Identity systems fail socially before they fail cryptographically

When people talk about identity and SSO, they reach for algorithms: token lifetimes, key rotation, SAML vs OIDC, session fixation. Those details matter. In systems I have built and operated, the outages and near-misses that hurt most started earlier—as social and product failures wearing security clothing.

Identity is a dependency graph of humans

An identity platform is not only a service. It is:

  • Who is allowed to grant access
  • How contractors, partners, and acquisitions show up
  • What "logout" means across devices and apps
  • Which team gets paged when login breaks on a Sunday
  • How quickly a leaver loses access in reality, not in policy PDFs

Crypto bugs are rare relative to misowned workflows. The system can be textbook-correct and still fail the organization.

Failure mode 1: Ambiguous system of record for "who is this person?"

Enterprises collect identities the way rivers collect silt: HRIS, directories, partner IdPs, legacy user tables, support tools that mint exceptions.

If you cannot answer "what is the canonical identifier, and who can change it?" you will eventually:

  • Duplicate humans
  • Orphan entitlements
  • Merge the wrong accounts
  • Build reconciliation jobs that become the real product

SSO does not fix identity entropy. It multiplies whatever model you already have.

Design move: pick a primary subject key strategy, document merge/split procedures, and make account recovery a first-class flow—not a Zendesk folklore.

Failure mode 2: Special cases without expiry

Sales needs a demo tenant. Support needs impersonation. A partner needs a long-lived integration user. Security accepts a temporary bypass.

Temporary becomes permanent. Permanent becomes unmonitored. Unmonitored becomes the breach path.

Design move: every exception has an owner, an expiry, metrics, and a removal plan. Impersonation and break-glass are products with audit trails, not Slack approvals.

Failure mode 3: Logout and session mental models differ by app

Users think "I logged out." Your distributed sessions think "two refresh tokens and a cache entry are still valid." Mobile thinks something else. A partner app never got the memo.

This is not merely UX. It is an access-control bug with a friendly face.

Design move: define session lifecycle as an explicit cross-app contract. Test logout like you test login. Include shared devices and support scenarios.

Failure mode 4: Rollouts that treat auth like a feature flag toy

Identity changes have asymmetric risk. A broken profile color is annoying. A broken token validation is company-wide stoppage.

Yet teams still ship auth changes like UI tweaks: wide rollouts, thin dashboards, no rehearsal of rollback.

Design move: progressive exposure, synthetic login journeys per IdP, clear rollback that does not require a hero, and change freezes around known peak login events.

Failure mode 5: Ownership is "security and also platform and also the app"

When login fails, three teams page each other.
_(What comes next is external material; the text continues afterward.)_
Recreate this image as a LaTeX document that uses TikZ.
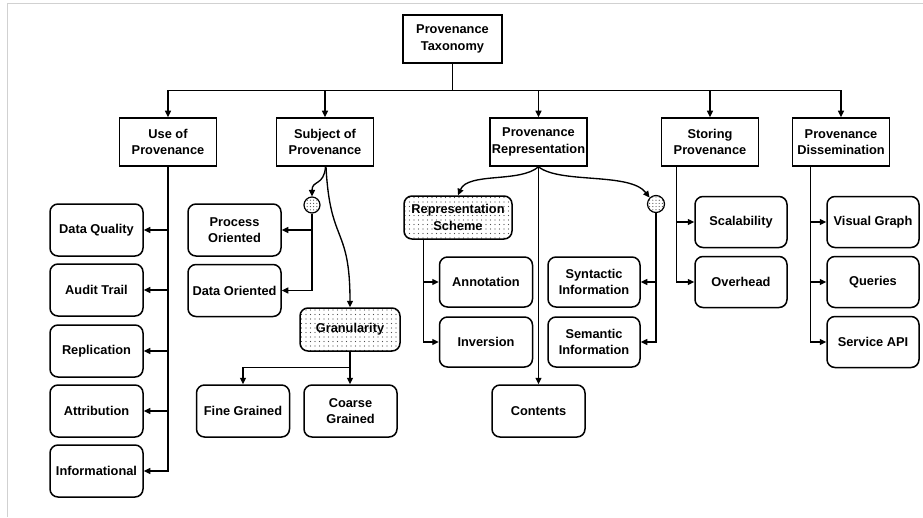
\documentclass[tikz,border=0pt]{standalone}
\usepackage{fontspec}
\setmainfont{Liberation Sans}
\usetikzlibrary{arrows.meta,patterns.meta,calc}
\begin{document}
\begin{tikzpicture}[x=1pt,y=-1pt,
  txt/.style={font=\bfseries\fontsize{12.8}{16.5}\selectfont, align=center, inner sep=1pt},
  topbox/.style={txt, draw, line width=1.6pt, minimum width=97pt, minimum height=48pt},
  leaf/.style={txt, draw, line width=1.5pt, rounded corners=8pt, minimum width=93pt, minimum height=52pt},
  dotted fill/.style={pattern={Dots[distance=4.5pt,radius=0.65pt]}, pattern color=black!70},
  dotbox/.style={leaf, dotted fill},
  junction/.style={circle, draw, line width=1.2pt, minimum size=16pt, inner sep=0pt,
    pattern={Dots[distance=3.2pt,radius=0.6pt]}, pattern color=black!70},
  conn/.style={line width=1.35pt},
  arr/.style={conn, -{Triangle[length=6.5pt,width=6pt]}}
]
\useasboundingbox (0,0) rectangle (923,517);
% thin frame along the top and left edges
\draw[black!18, line width=1pt] (7,517) -- (7,3) -- (923,3);

% root and first level
\node[topbox, minimum width=99pt] (root) at (452.5,39) {Provenance\\Taxonomy};
\node[topbox] (use)  at (168,142) {Use of\\Provenance};
\node[topbox] (subj) at (325,142) {Subject of\\Provenance};
\node[topbox] (rep)  at (538.5,142) {Provenance\\Representation};
\node[topbox] (stor) at (710,142) {Storing\\Provenance};
\node[topbox] (diss) at (841,142) {Provenance\\Dissemination};

\foreach \c in {use,subj,rep,stor,diss}
  \draw[arr] (root.south) -- ++(0,27) -| (\c.north);

% use of provenance
\node[leaf] (dq)   at (96.5,230) {Data Quality};
\node[leaf] (at)   at (96.5,290) {Audit Trail};
\node[leaf] (repl) at (96.5,351) {Replication};
\node[leaf] (attr) at (96.5,411) {Attribution};
\node[leaf] (info) at (96.5,471) {Informational};
\foreach \c in {dq,at,repl,attr,info}
  \draw[arr] (use.south) |- (\c.east);

% subject of provenance
\node[junction] (j1) at (312,205) {};
\node[leaf] (proc) at (234.5,230) {Process\\Oriented};
\node[leaf] (data) at (234.5,290.5) {Data Oriented};
\draw[arr] ([xshift=0.5pt]subj.south) .. controls (324,186) and (312,180) .. (j1.north);
\draw[arr] (j1.south) |- (proc.east);
\draw[arr] (j1.south) |- (data.east);

\node[dotbox, minimum width=100pt, minimum height=43pt] (gran) at (350,329.5) {Granularity};
\draw[arr] ([xshift=1pt]subj.south) .. controls (330,245) and (350,225) .. (gran.north);
\node[leaf] (fine)   at (243,411) {Fine Grained};
\node[leaf] (coarse) at (350.5,411) {Coarse\\Grained};
\draw[arr] (gran.south) -- ++(0,16) -| (fine.north);
\draw[arr] (gran.south) -- (gran.south |- coarse.north);

% provenance representation
\node[dotbox, minimum width=108pt, minimum height=43pt] (scheme) at (458,217.5) {Representation\\Scheme};
\node[leaf, minimum height=50pt] (ann) at (486,282) {Annotation};
\node[leaf, minimum height=50pt] (inv) at (486,342) {Inversion};
\draw[arr] (rep.south) .. controls (520,183) and (468,172) .. (scheme.north);
\draw[arr] ([xshift=20pt]scheme.south west) |- (ann.west);
\draw[arr] ([xshift=20pt]scheme.south west) |- (inv.west);

\node[junction, minimum height=17pt] (j2) at (656,204) {};
\node[leaf, minimum width=92pt, minimum height=50pt] (syn) at (594,282) {Syntactic\\Information};
\node[leaf, minimum width=92pt, minimum height=50pt] (sem) at (594,342) {Semantic\\Information};
\draw[arr] (rep.south) .. controls (560,184) and (630,172) .. (j2.north west);
\draw[arr] (j2.south) |- (syn.east);
\draw[arr] (j2.south) |- (sem.east);

\node[leaf] (cont) at (538.5,411) {Contents};
\draw[arr] (rep.south) -- (cont.north);

% storing provenance
\node[leaf, minimum width=92pt, minimum height=51pt] (scal) at (741,222) {Scalability};
\node[leaf, minimum width=92pt, minimum height=51pt] (over) at (741,282) {Overhead};
\draw[arr] ([xshift=16pt]stor.south west) |- (scal.west);
\draw[arr] ([xshift=16pt]stor.south west) |- (over.west);

% provenance dissemination
\node[leaf, minimum width=92pt, minimum height=51pt] (vis) at (873,222) {Visual Graph};
\node[leaf, minimum width=92pt, minimum height=51pt] (qry) at (873,282) {Queries};
\node[leaf, minimum width=92pt, minimum height=51pt] (api) at (873,342) {Service API};
\foreach \c in {vis,qry,api}
  \draw[arr] ([xshift=19pt]diss.south west) |- (\c.west);
\end{tikzpicture}
\end{document}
When it works, nobody funds hardening. Diffused ownership produces brittle reliability.

Design move: a single operational owner for the login path, with written dependencies on IdP, DNS, email, device services, and app session layers. Security sets policy; platform runs the path; apps integrate against a stable interface. Blurry RACI is an availability risk.

What good looks like

Strong identity programs I have seen share traits:

  1. Boring standards on the outside (OIDC/SAML done plainly)
  2. Strict internal models for subjects, credentials, devices, and grants
  3. Auditability as a product feature
  4. Recovery and leaver flows tested, not assumed
  5. Customer-visible status when auth is degraded
  6. Load and failure testing of login, not only of core APIs

Notice how little of that is "pick the trendy token format."

Questions before you add another identity feature

  • Who is the human-level source of truth?
  • What is the break-glass path, and who audits it?
  • How does a user understand their sessions?
  • What happens to downstream caches on revoke?
  • Which team’s error budget does login reliability consume?
  • Can we re-run last quarter’s incidents as game days?
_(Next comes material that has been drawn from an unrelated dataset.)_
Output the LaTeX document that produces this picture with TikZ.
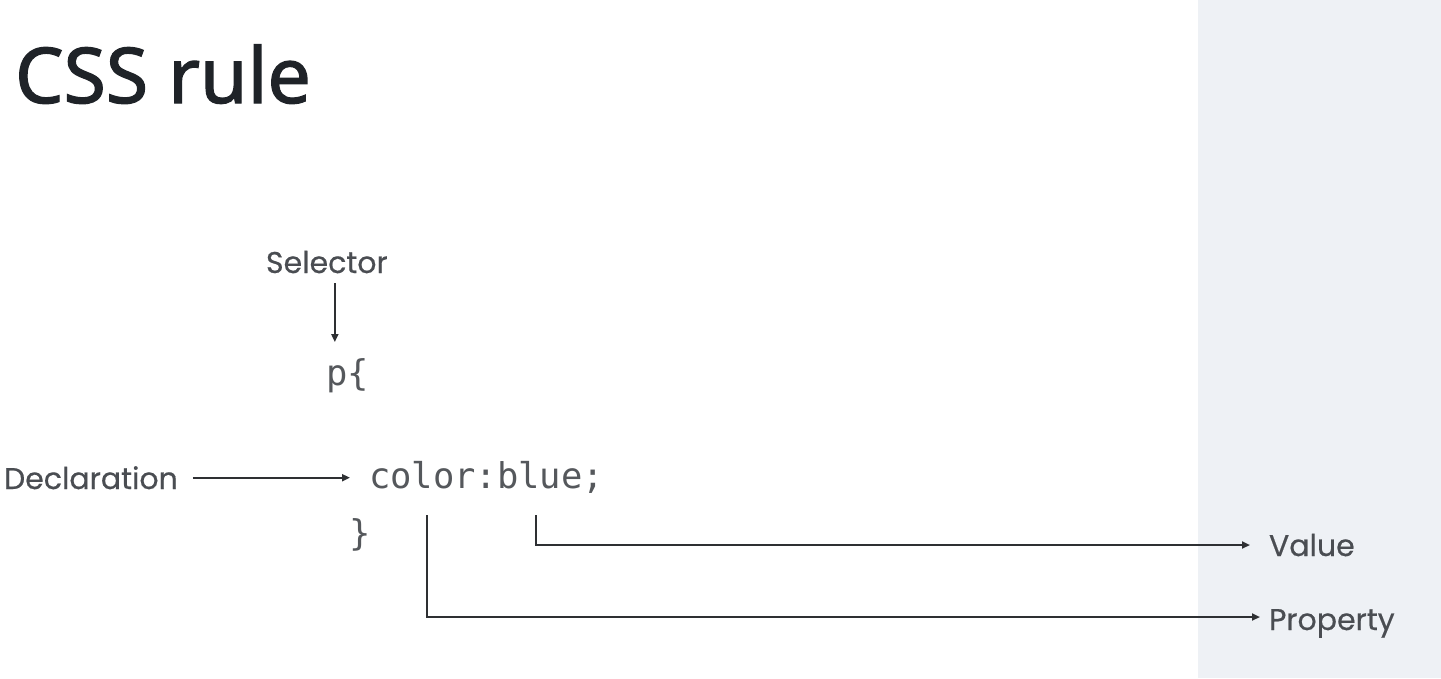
\documentclass[tikz,border=0pt]{standalone}
\usepackage{fontspec}
\usetikzlibrary{arrows.meta}
\newfontface\titlefont{Noto Sans}[FakeBold=1.6]
\newfontface\labelfont{Poppins}[FakeBold=0.5]
\newfontfamily\codefont{DejaVu Sans Mono}
\definecolor{titleink}{HTML}{1F2328}
\definecolor{labelink}{HTML}{4A4D52}
\definecolor{codeink}{HTML}{55585C}
\definecolor{lineink}{HTML}{2E3033}
\definecolor{panelbg}{HTML}{EEF1F5}
\begin{document}
\begin{tikzpicture}[x=1pt,y=-1pt,
  every node/.style={inner sep=0pt,outer sep=0pt,anchor=base west},
  heading/.style={font=\titlefont\fontsize{77}{80}\selectfont,text=titleink},
  lbl/.style={font=\labelfont\fontsize{30}{34}\selectfont,text=labelink},
  codetxt/.style={font=\codefont\fontsize{35.5}{40}\selectfont,text=codeink},
  arr/.style={draw=lineink,line width=2pt,-{Triangle[length=8pt,width=7pt]}}]
  % canvas and right-hand panel
  \fill[white] (0,0) rectangle (1441,678);
  \fill[panelbg] (1198,0) rectangle (1441,678);

  % title
  \node[heading] (title) at (15,103) {CSS rule};

  % the rule itself, one monospace cell = 21.37pt
  \node[codetxt] (pb) at (326,385) {p\{};
  \node[codetxt] (prop) at (369,488) {color};
  \node[codetxt] (colon) at (475.9,488) {:};
  \node[codetxt] (val) at (497.2,488) {blue};
  \node[codetxt] (semi) at (582.7,488) {;};
  \node[codetxt] (close) at (349,545) {\}};

  % labels
  \node[lbl] (sel) at (266,273) {Selector};
  \node[lbl] (decl) at (4,489) {Declaration};
  \node[lbl] (value) at (1269,556) {Value};
  \node[lbl] (property) at (1269,630) {Property};

  % connectors
  \draw[arr] ([xshift=8pt,yshift=-10pt]sel.south) -- ([xshift=8pt,yshift=16pt]sel.south |- pb.north);
  \draw[arr] ([xshift=15pt]decl.east) -- ([xshift=-19pt]decl.east -| prop.west);
  \draw[arr,line cap=rect] ([xshift=-4pt,yshift=-27pt]val.south) |- ([xshift=-19pt,yshift=11pt]value.base west);
  \draw[arr,line cap=rect] ([xshift=4.6pt,yshift=-27pt]prop.south) |- ([xshift=-9pt,yshift=13pt]property.base west);
\end{tikzpicture}
\end{document}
If those answers are soft, new federation features will add surface area, not safety.

Closing

Identity systems do fail cryptographically—and you should hire people who care about that deeply. But if you only harden tokens while leaving ownership, exceptions, session semantics, and rollout discipline vague, you will still fail.

They fail socially first: unclear truth, unowned edges, temporary forever, and teams that cannot coordinate under stress.

Build the social protocol as carefully as the crypto protocol. Users feel both. Attackers only need one to be weak.